Blockbuster day in the NLL

The free agency period began with a bang today, as two of the biggest blockbuster trades we’ve seen in years both happened on the same day. In the first one, a couple of former teammates who have each played for a bunch of teams were swapped along with a goalie, and in the other the two main players were both goalies.

Deal the First

Early in the day, Teddy Jenner broke the news on twitter that a big deal was coming, and Tyson Geick confirmed that it would be announced at noon. Promptly at noon, both Jenner and the Buffalo Bandits broke the deal: the Mammoth sent Callum Crawford and Alexis Buque to the Bandits for Ryan Benesch and a conditional third round draft pick. Benesch and Crawford were both scoring stars on the Swarm for four seasons from 2010-2013; Benesch won the scoring title in 2011 with 95 points, and Crawford broke 90 in both 2010 and 2013. As good as those numbers are, both have since taken their games to another level. Each has picked up MVP votes over the past couple of years with similar numbers: Benesch grabbed 113 points with the Bandits in 2015 while Crawford picked up 115 points in his first season with the Mammoth in 2016.

Callum Crawford

Buque has been one of the top backup goalies in the league for a couple of years, and I suspected that he’d be one of the first snatched up by next year’s expansion teams. Sounds like the Bandits had other plans. Benesch and Crawford have been pretty even in the points department over the last number of years, though Crawford picks up more assists. The Bandits also announced today that they’d signed Davide DiRuscio to a contract, which leads me to believe that the Anthony Cosmo retirement announcement is imminent.

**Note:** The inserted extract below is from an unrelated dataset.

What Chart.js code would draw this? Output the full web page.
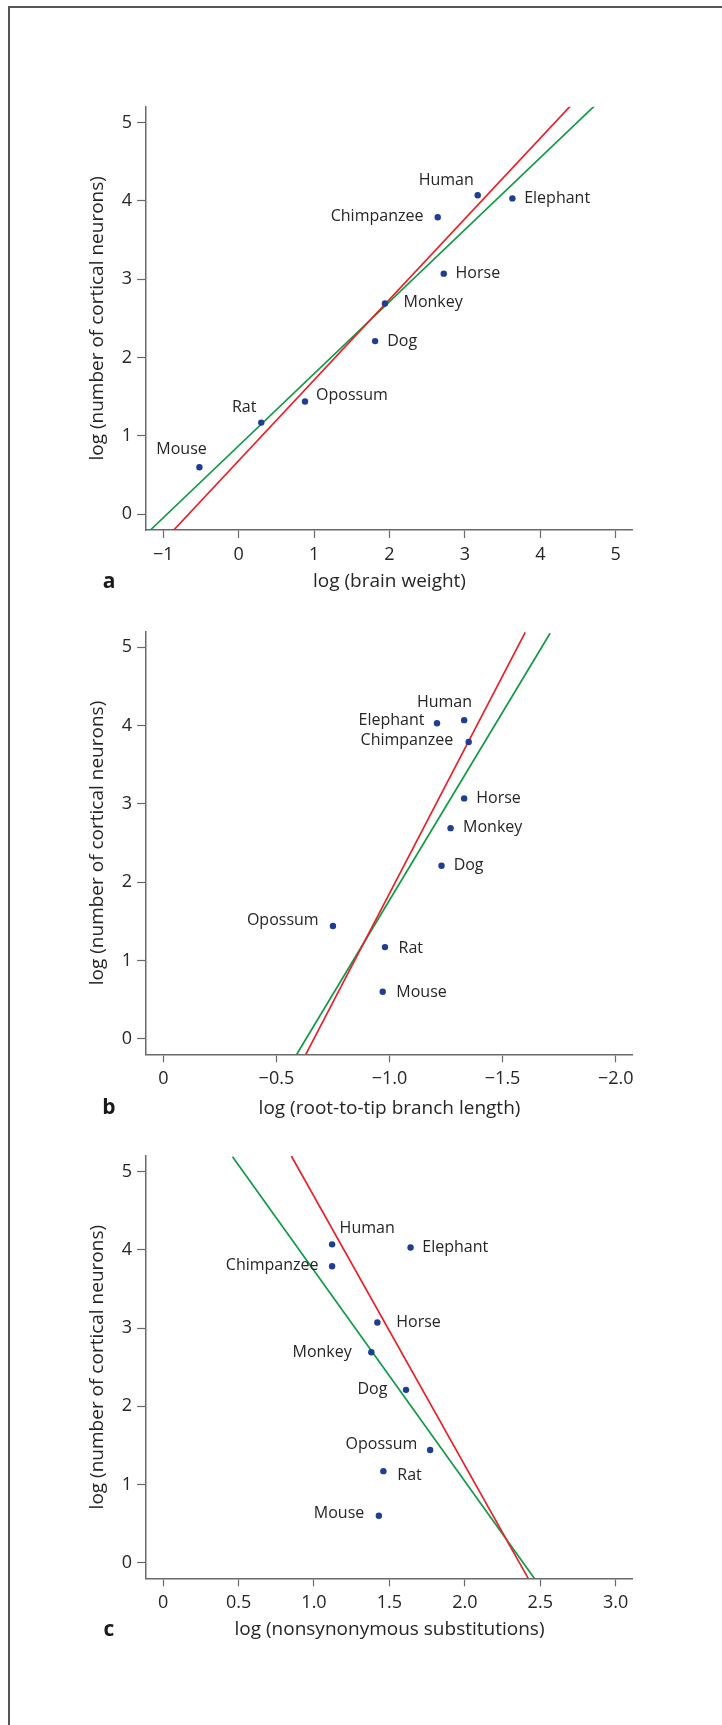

On first blush, I have to call the Bandits the winners on this one. If we call Benesch and Crawford a wash, Buque vs. a 3rd round draft pick is a no-brainer. The Bandits needed right-handed scoring and got it, though they weakened their left side to do it. But if Cosmo is indeed retiring, they’ve also shored up their goaltending for years. The Mammoth wanted to replace John Grant on the left side (though he barely played last season) and they’ve certainly done that.

Deal the Second

Aaron BoldA few hours later, Jenner broke another big trade, this one involving the Rush and the Black Wolves, and one that still has me scratching my head. The Rush sent goalie Aaron Bold, defender John Lafontaine, the 8th overall draft pick this year and a second round pick in 2018 to New England for Evan Kirk and… that’s all. Make no mistake, Evan Kirk is an excellent goaltender but this trade seems a bit perplexing. Bold and Kirk are two of the top goalies in the league, but not only would I not put the difference between them big enough to cover Lafontaine and two draft picks, but I’d have put them in the other order – if I was giving up Bold and receiving Kirk, I’d be expecting to receive another player and/or draft picks. Note that Kirk is younger than Bold, but only by two years.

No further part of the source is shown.